Retype only what runs from the beginning of the data through the line with "svgwidth).attr('height', svgheight).attr('fill', '#fff');"; please omit the pictures and keep every line exact.

# Recorded information

+++++

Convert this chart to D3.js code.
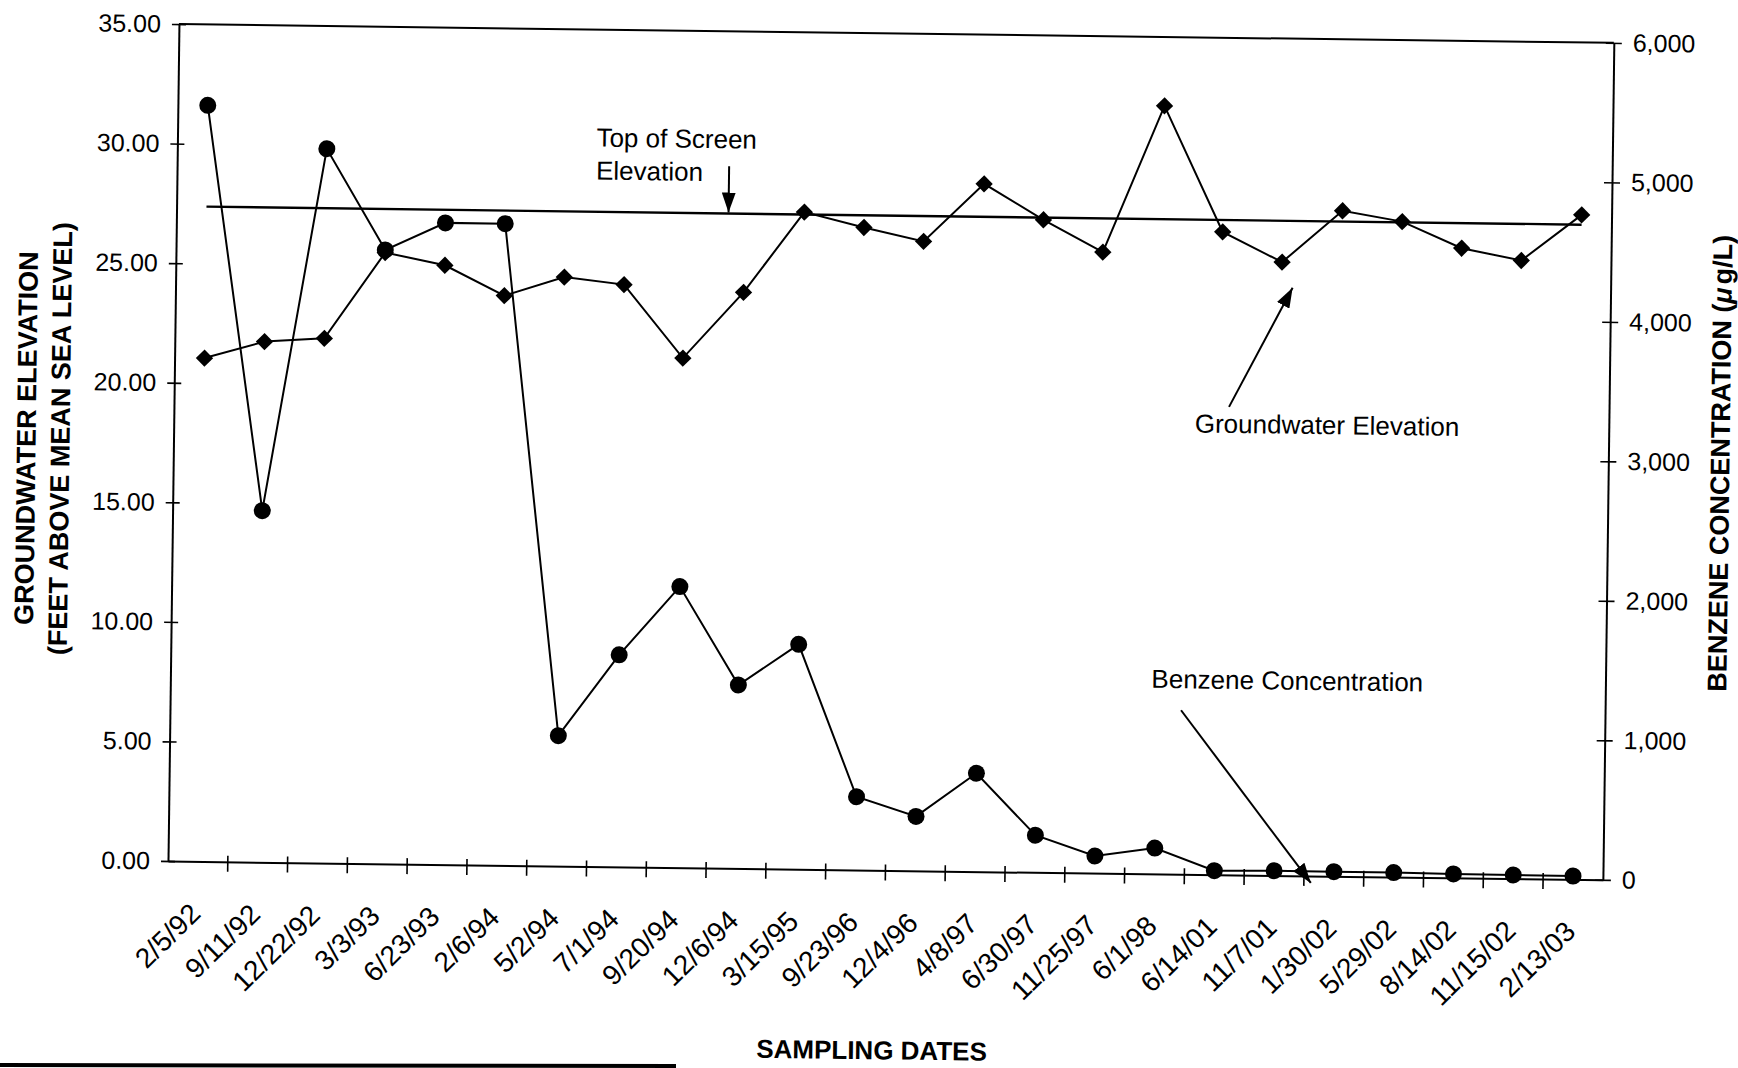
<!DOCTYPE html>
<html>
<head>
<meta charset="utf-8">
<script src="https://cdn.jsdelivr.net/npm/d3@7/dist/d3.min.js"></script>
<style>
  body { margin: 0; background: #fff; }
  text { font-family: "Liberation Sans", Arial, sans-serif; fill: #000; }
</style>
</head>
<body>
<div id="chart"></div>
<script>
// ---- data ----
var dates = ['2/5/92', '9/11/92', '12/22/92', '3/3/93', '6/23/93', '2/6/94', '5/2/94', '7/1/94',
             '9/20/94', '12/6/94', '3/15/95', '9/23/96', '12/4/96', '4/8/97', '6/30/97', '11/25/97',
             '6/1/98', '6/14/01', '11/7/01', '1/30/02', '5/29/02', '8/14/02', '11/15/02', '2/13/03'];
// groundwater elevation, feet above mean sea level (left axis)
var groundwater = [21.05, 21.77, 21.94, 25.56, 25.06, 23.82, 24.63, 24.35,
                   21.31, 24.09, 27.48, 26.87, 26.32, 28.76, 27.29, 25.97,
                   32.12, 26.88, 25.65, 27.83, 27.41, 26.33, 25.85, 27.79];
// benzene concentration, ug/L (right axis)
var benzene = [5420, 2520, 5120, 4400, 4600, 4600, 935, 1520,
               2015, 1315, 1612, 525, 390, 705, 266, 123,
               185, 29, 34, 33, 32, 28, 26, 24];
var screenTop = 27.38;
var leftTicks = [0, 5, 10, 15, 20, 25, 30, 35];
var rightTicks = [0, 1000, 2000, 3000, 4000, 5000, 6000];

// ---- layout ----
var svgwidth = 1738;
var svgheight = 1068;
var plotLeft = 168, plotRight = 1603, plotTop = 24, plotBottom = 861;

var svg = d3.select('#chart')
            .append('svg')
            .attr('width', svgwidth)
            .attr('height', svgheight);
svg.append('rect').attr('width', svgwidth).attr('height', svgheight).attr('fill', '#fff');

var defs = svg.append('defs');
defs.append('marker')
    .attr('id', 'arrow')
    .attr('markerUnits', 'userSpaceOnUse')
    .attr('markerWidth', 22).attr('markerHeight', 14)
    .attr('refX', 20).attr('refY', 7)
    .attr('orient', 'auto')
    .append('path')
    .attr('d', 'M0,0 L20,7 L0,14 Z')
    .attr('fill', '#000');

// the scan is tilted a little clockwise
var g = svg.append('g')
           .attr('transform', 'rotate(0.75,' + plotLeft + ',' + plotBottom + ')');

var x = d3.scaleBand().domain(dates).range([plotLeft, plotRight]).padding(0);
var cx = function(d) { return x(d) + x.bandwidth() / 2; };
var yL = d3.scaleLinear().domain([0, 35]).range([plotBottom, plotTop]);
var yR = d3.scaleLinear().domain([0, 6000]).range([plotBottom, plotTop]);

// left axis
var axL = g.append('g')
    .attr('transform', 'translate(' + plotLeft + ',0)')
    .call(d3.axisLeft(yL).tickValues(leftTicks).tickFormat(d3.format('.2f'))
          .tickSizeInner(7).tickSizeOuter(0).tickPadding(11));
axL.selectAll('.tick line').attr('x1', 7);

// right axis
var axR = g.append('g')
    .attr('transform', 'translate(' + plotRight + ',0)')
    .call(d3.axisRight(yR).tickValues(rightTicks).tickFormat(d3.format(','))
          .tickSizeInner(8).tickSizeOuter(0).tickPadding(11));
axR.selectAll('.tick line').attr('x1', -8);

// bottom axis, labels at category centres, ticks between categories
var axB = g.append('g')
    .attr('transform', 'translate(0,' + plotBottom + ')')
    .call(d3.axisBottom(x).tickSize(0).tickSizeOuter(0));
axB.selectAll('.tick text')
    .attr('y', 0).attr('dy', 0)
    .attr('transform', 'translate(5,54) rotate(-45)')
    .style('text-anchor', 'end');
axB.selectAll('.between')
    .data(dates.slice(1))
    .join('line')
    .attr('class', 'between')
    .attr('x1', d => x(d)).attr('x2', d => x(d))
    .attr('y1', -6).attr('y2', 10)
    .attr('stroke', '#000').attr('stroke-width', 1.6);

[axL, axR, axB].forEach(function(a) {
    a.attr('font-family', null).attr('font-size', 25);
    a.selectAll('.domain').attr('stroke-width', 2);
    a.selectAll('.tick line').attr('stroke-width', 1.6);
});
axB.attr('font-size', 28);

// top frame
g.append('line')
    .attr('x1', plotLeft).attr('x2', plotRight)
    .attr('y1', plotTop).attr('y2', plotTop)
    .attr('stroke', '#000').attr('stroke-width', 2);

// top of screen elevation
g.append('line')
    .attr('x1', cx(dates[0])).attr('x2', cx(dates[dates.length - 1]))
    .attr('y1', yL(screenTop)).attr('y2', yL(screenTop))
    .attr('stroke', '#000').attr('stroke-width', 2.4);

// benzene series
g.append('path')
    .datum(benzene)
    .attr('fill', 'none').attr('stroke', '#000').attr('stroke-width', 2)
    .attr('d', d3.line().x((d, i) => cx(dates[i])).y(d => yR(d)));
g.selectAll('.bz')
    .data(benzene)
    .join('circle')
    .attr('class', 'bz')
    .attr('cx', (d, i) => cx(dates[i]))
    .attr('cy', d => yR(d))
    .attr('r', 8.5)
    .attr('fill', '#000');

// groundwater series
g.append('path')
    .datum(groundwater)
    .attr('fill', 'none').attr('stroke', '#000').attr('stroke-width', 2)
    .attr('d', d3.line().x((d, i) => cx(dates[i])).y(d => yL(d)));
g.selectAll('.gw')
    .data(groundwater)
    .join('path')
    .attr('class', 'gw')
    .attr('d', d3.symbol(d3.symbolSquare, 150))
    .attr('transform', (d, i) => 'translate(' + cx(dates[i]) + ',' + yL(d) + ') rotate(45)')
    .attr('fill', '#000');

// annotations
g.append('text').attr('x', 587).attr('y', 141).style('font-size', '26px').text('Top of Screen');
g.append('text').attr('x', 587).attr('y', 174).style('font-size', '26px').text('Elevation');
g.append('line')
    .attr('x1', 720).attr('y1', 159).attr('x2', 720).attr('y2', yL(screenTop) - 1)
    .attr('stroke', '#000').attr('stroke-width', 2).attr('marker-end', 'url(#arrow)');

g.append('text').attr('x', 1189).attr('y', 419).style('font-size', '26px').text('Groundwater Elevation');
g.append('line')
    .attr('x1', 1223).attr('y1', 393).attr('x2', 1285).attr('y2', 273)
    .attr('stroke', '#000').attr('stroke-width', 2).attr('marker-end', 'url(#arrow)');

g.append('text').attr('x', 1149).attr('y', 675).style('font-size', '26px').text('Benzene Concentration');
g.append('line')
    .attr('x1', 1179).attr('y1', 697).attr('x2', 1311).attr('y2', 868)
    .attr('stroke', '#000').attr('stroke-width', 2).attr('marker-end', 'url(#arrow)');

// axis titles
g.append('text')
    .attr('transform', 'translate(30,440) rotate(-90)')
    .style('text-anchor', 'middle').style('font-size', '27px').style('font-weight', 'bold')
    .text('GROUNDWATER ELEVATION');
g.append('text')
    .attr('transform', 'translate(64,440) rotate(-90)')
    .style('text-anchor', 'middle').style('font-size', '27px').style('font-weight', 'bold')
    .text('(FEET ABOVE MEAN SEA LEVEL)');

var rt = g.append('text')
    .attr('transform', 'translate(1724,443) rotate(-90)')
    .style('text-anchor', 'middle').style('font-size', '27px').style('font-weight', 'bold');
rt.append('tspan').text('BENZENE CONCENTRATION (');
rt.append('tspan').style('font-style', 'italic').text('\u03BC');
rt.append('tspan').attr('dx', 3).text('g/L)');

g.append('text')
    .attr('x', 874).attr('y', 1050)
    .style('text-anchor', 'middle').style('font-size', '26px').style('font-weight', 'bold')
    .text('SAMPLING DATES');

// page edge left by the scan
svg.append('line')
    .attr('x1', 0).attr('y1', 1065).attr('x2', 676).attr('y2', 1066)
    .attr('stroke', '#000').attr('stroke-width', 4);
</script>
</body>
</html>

+++++

# Response to this exercise
Convert this chart to D3.js code.
<!DOCTYPE html>
<html>
<head>
<meta charset="utf-8">
<script src="https://cdn.jsdelivr.net/npm/d3@7/dist/d3.min.js"></script>
<style>
  body { margin: 0; background: #fff; }
  text { font-family: "Liberation Sans", Arial, sans-serif; fill: #000; }
</style>
</head>
<body>
<div id="chart"></div>
<script>
// ---- data ----
var dates = ['2/5/92', '9/11/92', '12/22/92', '3/3/93', '6/23/93', '2/6/94', '5/2/94', '7/1/94',
             '9/20/94', '12/6/94', '3/15/95', '9/23/96', '12/4/96', '4/8/97', '6/30/97', '11/25/97',
             '6/1/98', '6/14/01', '11/7/01', '1/30/02', '5/29/02', '8/14/02', '11/15/02', '2/13/03'];
// groundwater elevation, feet above mean sea level (left axis)
var groundwater = [21.05, 21.77, 21.94, 25.56, 25.06, 23.82, 24.63, 24.35,
                   21.31, 24.09, 27.48, 26.87, 26.32, 28.76, 27.29, 25.97,
                   32.12, 26.88, 25.65, 27.83, 27.41, 26.33, 25.85, 27.79];
// benzene concentration, ug/L (right axis)
var benzene = [5420, 2520, 5120, 4400, 4600, 4600, 935, 1520,
               2015, 1315, 1612, 525, 390, 705, 266, 123,
               185, 29, 34, 33, 32, 28, 26, 24];
var screenTop = 27.38;
var leftTicks = [0, 5, 10, 15, 20, 25, 30, 35];
var rightTicks = [0, 1000, 2000, 3000, 4000, 5000, 6000];

// ---- layout ----
var svgwidth = 1738;
var svgheight = 1068;
var plotLeft = 168, plotRight = 1603, plotTop = 24, plotBottom = 861;

var svg = d3.select('#chart')
            .append('svg')
            .attr('width', svgwidth)
            .attr('height', svgheight);
svg.append('rect').attr('width', svgwidth).attr('height', svgheight).attr('fill', '#fff');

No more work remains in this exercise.